* What you will do
Exactly the lines from the start of the data below through the line that contains "color=ERR, thickness=2, width=6)" are to be copied, with pictures left out.

** Start **

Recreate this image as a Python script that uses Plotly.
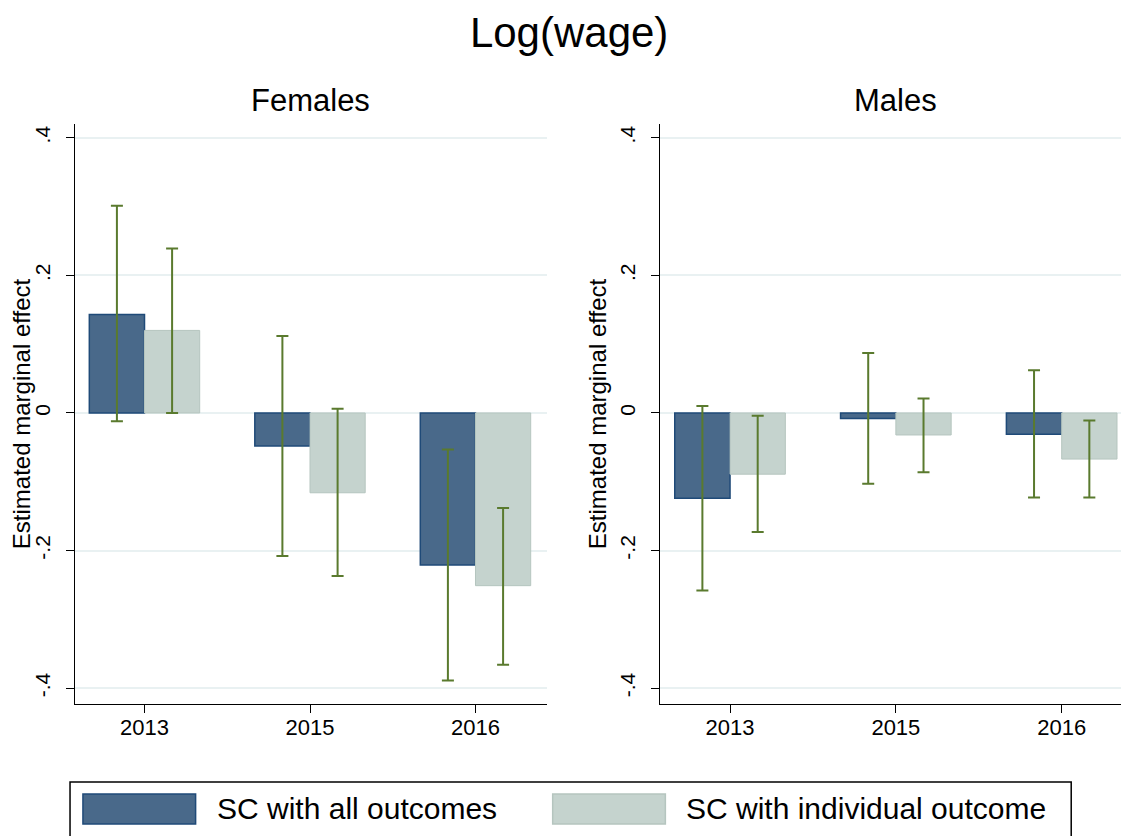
import plotly.graph_objects as go

# data (estimate, lower CI, upper CI)
years = ["2013", "2015", "2016"]

fem_all = [0.143, -0.048, -0.221]
fem_all_lo = [-0.012, -0.208, -0.389]
fem_all_hi = [0.301, 0.112, -0.053]
fem_ind = [0.120, -0.116, -0.251]
fem_ind_lo = [0.000, -0.237, -0.366]
fem_ind_hi = [0.239, 0.006, -0.138]

male_all = [-0.124, -0.008, -0.031]
male_all_lo = [-0.258, -0.103, -0.123]
male_all_hi = [0.010, 0.087, 0.062]
male_ind = [-0.089, -0.032, -0.067]
male_ind_lo = [-0.173, -0.086, -0.123]
male_ind_hi = [-0.004, 0.021, -0.011]

series_names = ["SC with all outcomes", "SC with individual outcome"]
panel_titles = ["Females", "Males"]
ytick_vals = [-0.4, -0.2, 0, 0.2, 0.4]
ytick_text = ["-.4", "-.2", "0", ".2", ".4"]

FONT = "Liberation Sans, Arial, sans-serif"
BLUE = "#49698a"
BLUE_LINE = "#1f4a78"
GRAY = "#c5d3ce"
GRAY_LINE = "#b5c5bf"
ERR = "#5a7a2e"
GRID = "#e9f1f2"

xpos = list(range(len(years)))


def err(vals, lo, hi):
    return dict(type="data", symmetric=False,
                array=[h - v for v, h in zip(vals, hi)],
                arrayminus=[v - l for v, l in zip(vals, lo)],
                color=ERR, thickness=2, width=6)


fig = go.Figure()
panels = [
    (fem_all, fem_all_lo, fem_all_hi, fem_ind, fem_ind_lo, fem_ind_hi, "x", "y"),
    (male_all, male_all_lo, male_all_hi, male_ind, male_ind_lo, male_ind_hi, "x2", "y2"),
]
for a, alo, ahi, b, blo, bhi, xa, ya in panels:
    fig.add_trace(go.Bar(x=xpos, y=a, name=series_names[0], xaxis=xa, yaxis=ya,
                         marker=dict(color=BLUE, line=dict(color=BLUE_LINE, width=1.5)),
                         error_y=err(a, alo, ahi), showlegend=False))
    fig.add_trace(go.Bar(x=xpos, y=b, name=series_names[1], xaxis=xa, yaxis=ya,
                         marker=dict(color=GRAY, line=dict(color=GRAY_LINE, width=1)),
                         error_y=err(b, blo, bhi), showlegend=False))

xax = dict(tickmode="array", tickvals=xpos, ticktext=years, showgrid=False,
           zeroline=False, showline=True, linecolor="black", linewidth=1,
           ticks="outside", ticklen=8, tickcolor="black", ticklabelstandoff=-4,
           tickfont=dict(size=22, color="black"))
yax = dict(tickmode="array", tickvals=ytick_vals, ticktext=ytick_text,
           range=[-0.423, 0.42], showgrid=True, gridcolor=GRID, gridwidth=1.5,
           zeroline=False, showline=True, linecolor="black", linewidth=1,
           ticks="outside", ticklen=8, tickcolor="black", tickangle=-90,
           ticklabelstandoff=8,
           tickfont=dict(size=21, color="black"),
           title=dict(text="Estimated marginal effect", standoff=2,
                      font=dict(size=24, color="black")))

fig.update_layout(
    width=1129, height=836,
    margin=dict(l=64, r=4, t=116, b=140),
    paper_bgcolor="white", plot_bgcolor="white",
    font=dict(family=FONT, color="black"),
    barmode="group", bargap=0.333, bargroupgap=0,
    title=dict(text="Log(wage)", x=0.497, xanchor="center", xref="container",
               y=0.971, yanchor="middle", font=dict(size=42, color="black")),
    xaxis=dict(xax, domain=[0, 0.4458], range=[-0.42, 2.43], anchor="y"),
    xaxis2=dict(xax, domain=[0.5533, 1.0], range=[-0.42, 2.43], anchor="y2"),
    yaxis=dict(yax, anchor="x", domain=[0, 1]),
    yaxis2=dict(yax, anchor="x2", domain=[0, 1]),
    showlegend=False,
)

# panel titles
for title, xc in zip(panel_titles, [0.2224, 0.7752]):
    fig.add_annotation(text=title, xref="paper", yref="paper", x=xc, y=1.041,
                       showarrow=False, xanchor="center", yanchor="middle",
                       font=dict(size=31, color="black"))

# legend box drawn below the panels
fig.add_shape(type="rect", xref="paper", yref="paper", x0=-0.0047, x1=0.9416,
              y0=-0.27, y1=-0.1345, line=dict(color="black", width=1.5),
              fillcolor="white", layer="below")
swatches = [(0.0075, 0.114, BLUE, BLUE_LINE), (0.4515, 0.558, GRAY, GRAY_LINE)]
for (x0, x1, fc, lc), name, tx in zip(swatches, series_names, [0.132, 0.5754]):
    fig.add_shape(type="rect", xref="paper", yref="paper", x0=x0, x1=x1,
                  y0=-0.207, y1=-0.155, fillcolor=fc, line=dict(color=lc, width=1.5))
    fig.add_annotation(text=name, xref="paper", yref="paper", x=tx, y=-0.181,
                       showarrow=False, xanchor="left", yanchor="middle",
                       font=dict(size=30, color="black"))

fig.write_html("out.html")
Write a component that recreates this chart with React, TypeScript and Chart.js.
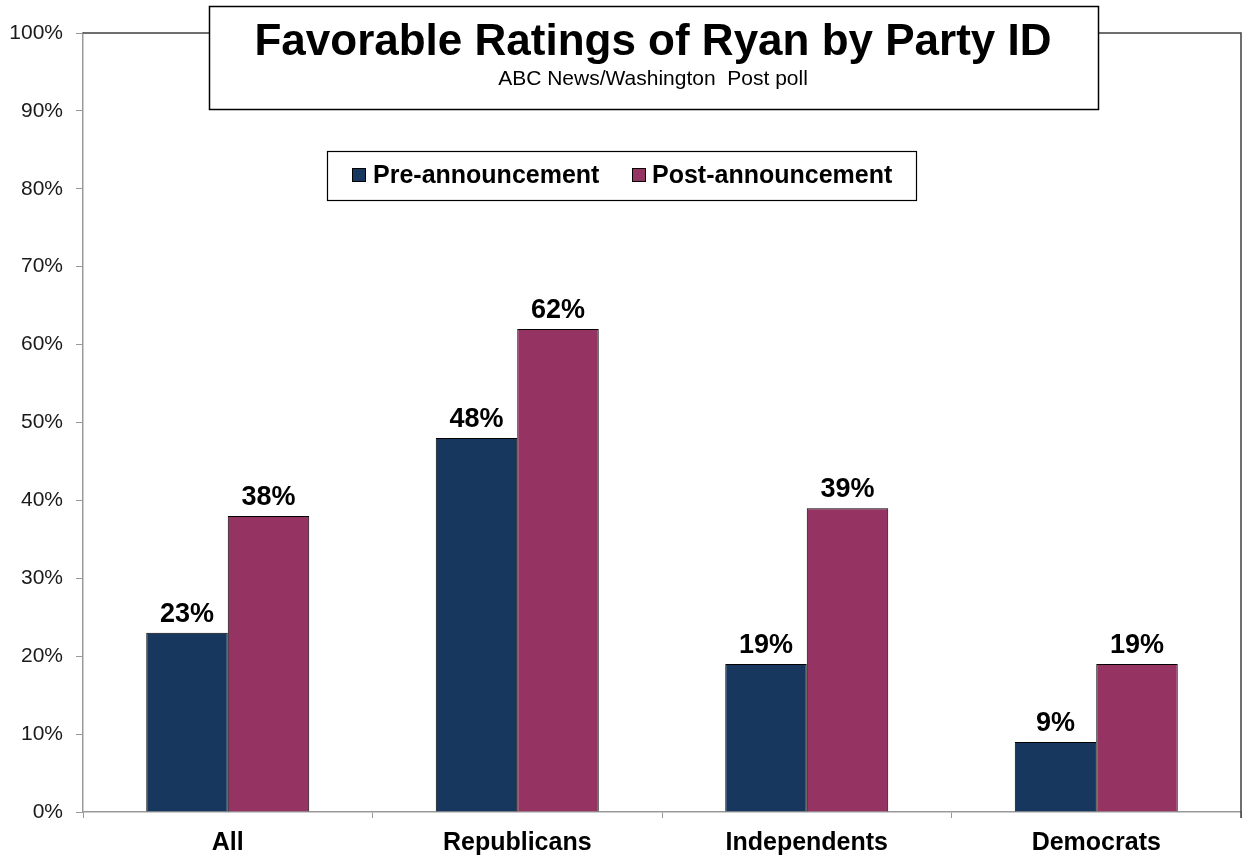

** End **

* Solution to this problem
Recreate this image as a Python script that uses Plotly.
import plotly.graph_objects as go

# data (estimate, lower CI, upper CI)
years = ["2013", "2015", "2016"]

fem_all = [0.143, -0.048, -0.221]
fem_all_lo = [-0.012, -0.208, -0.389]
fem_all_hi = [0.301, 0.112, -0.053]
fem_ind = [0.120, -0.116, -0.251]
fem_ind_lo = [0.000, -0.237, -0.366]
fem_ind_hi = [0.239, 0.006, -0.138]

male_all = [-0.124, -0.008, -0.031]
male_all_lo = [-0.258, -0.103, -0.123]
male_all_hi = [0.010, 0.087, 0.062]
male_ind = [-0.089, -0.032, -0.067]
male_ind_lo = [-0.173, -0.086, -0.123]
male_ind_hi = [-0.004, 0.021, -0.011]

series_names = ["SC with all outcomes", "SC with individual outcome"]
panel_titles = ["Females", "Males"]
ytick_vals = [-0.4, -0.2, 0, 0.2, 0.4]
ytick_text = ["-.4", "-.2", "0", ".2", ".4"]

FONT = "Liberation Sans, Arial, sans-serif"
BLUE = "#49698a"
BLUE_LINE = "#1f4a78"
GRAY = "#c5d3ce"
GRAY_LINE = "#b5c5bf"
ERR = "#5a7a2e"
GRID = "#e9f1f2"

xpos = list(range(len(years)))


def err(vals, lo, hi):
    return dict(type="data", symmetric=False,
                array=[h - v for v, h in zip(vals, hi)],
                arrayminus=[v - l for v, l in zip(vals, lo)],
                color=ERR, thickness=2, width=6)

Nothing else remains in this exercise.